Thirty-four colleges audited recently by the Internal Revenue Service underpaid their taxes on unrelated business income by nearly $90-million, and nearly 20 percent of the private colleges in the group violated rules for nonprofit organizations in determining the compensation of their chief executives, according to a final report issued on Thursday by the federal agency.
The audits followed up on a 42-page tax questionnaire that the IRS sent nearly five years ago to some 400 public and private colleges. The questionnaire required them to report a wide variety of financial data, including what they spent on perks like housekeeping services for executives, and their income and losses on business activities, like catering services and travel tours, that are not directly related to their higher-education mission.

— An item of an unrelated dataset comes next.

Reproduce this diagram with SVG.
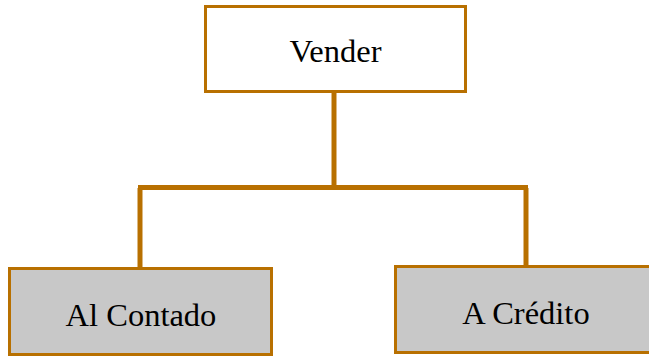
<svg xmlns="http://www.w3.org/2000/svg" width="649" height="357" viewBox="0 0 649 357">
  <style>
    .box { stroke: #B87000; stroke-width: 3; }
    .root { fill: #FFFFFF; }
    .leaf { fill: #C8C8C8; }
    .label { font-family: "Liberation Serif", "Times New Roman", serif; font-size: 32.5px; fill: #000000; text-anchor: middle; }
    .link { stroke: #B87000; fill: none; stroke-linecap: butt; }
  </style>
  <rect width="649" height="357" fill="#FFFFFF"/>
  <g id="connectors">
    <line class="link" x1="334" y1="91" x2="334" y2="188" stroke-width="5"/>
    <line class="link" x1="138" y1="187.5" x2="528" y2="187.5" stroke-width="5"/>
    <line class="link" x1="140" y1="188" x2="140" y2="268" stroke-width="5"/>
    <line class="link" x1="526" y1="188" x2="526" y2="266" stroke-width="5"/>
  </g>
  <g id="vender">
    <rect class="box root" x="205.5" y="6.5" width="260" height="85"/>
    <text class="label" x="335.5" y="61.5">Vender</text>
  </g>
  <g id="al-contado">
    <rect class="box leaf" x="9.5" y="268.5" width="262" height="86"/>
    <text class="label" x="141" y="325.5">Al Contado</text>
  </g>
  <g id="a-credito">
    <rect class="box leaf" x="395.5" y="266.5" width="256" height="86"/>
    <text class="label" x="526" y="323.5">A Crédito</text>
  </g>
</svg>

The goal of the questionnaire was to examine potential discrepancies between colleges’ financial activities and what they reported to the government.
The agency has now issued a final analysis of that questionnaire, focusing largely on unrelated-business income and executive compensation at the 34 colleges that were audited after submitting their questionnaires.
Among the colleges selected for audits, which were not named in the report, the IRS found more than 180 errors in reporting revenue or losses on business income from activities not related to the institution’s academic mission, such as recreation or fitness centers, sports camps, facility rentals, and golf courses.
The reporting errors resulted in a total of nearly $90-million in additional taxes for the colleges that were audited, the report says, because they had counted losses from activities that did not qualify as a business or trade, or because they had counted expenses not connected to the unrelated business.
Compensation Under Scrutiny
Among the private colleges that were audited, nearly 20 percent failed to follow tax rules requiring them to compare the compensation of their top employees to that of similar officials at appropriate peer institutions. Most colleges attempted to conduct such comparisons, the report says, but they relied on figures from the wrong kind of institution or didn’t consider whether the salary comparison included other kinds of compensation.
The perception that college presidents are overpaid, particularly at a time of rising tuition and economic distress, has made higher-education institutions a potent political target.
The audits, the report says, “identified some significant issues ... that may well be present elsewhere across the tax-exempt sector.”
The report warns that the agency will look more broadly at unrelated-business ventures and “ensure, through education and examinations, that tax-exempt organizations are aware of the importance of using appropriate comparability data when setting compensation.”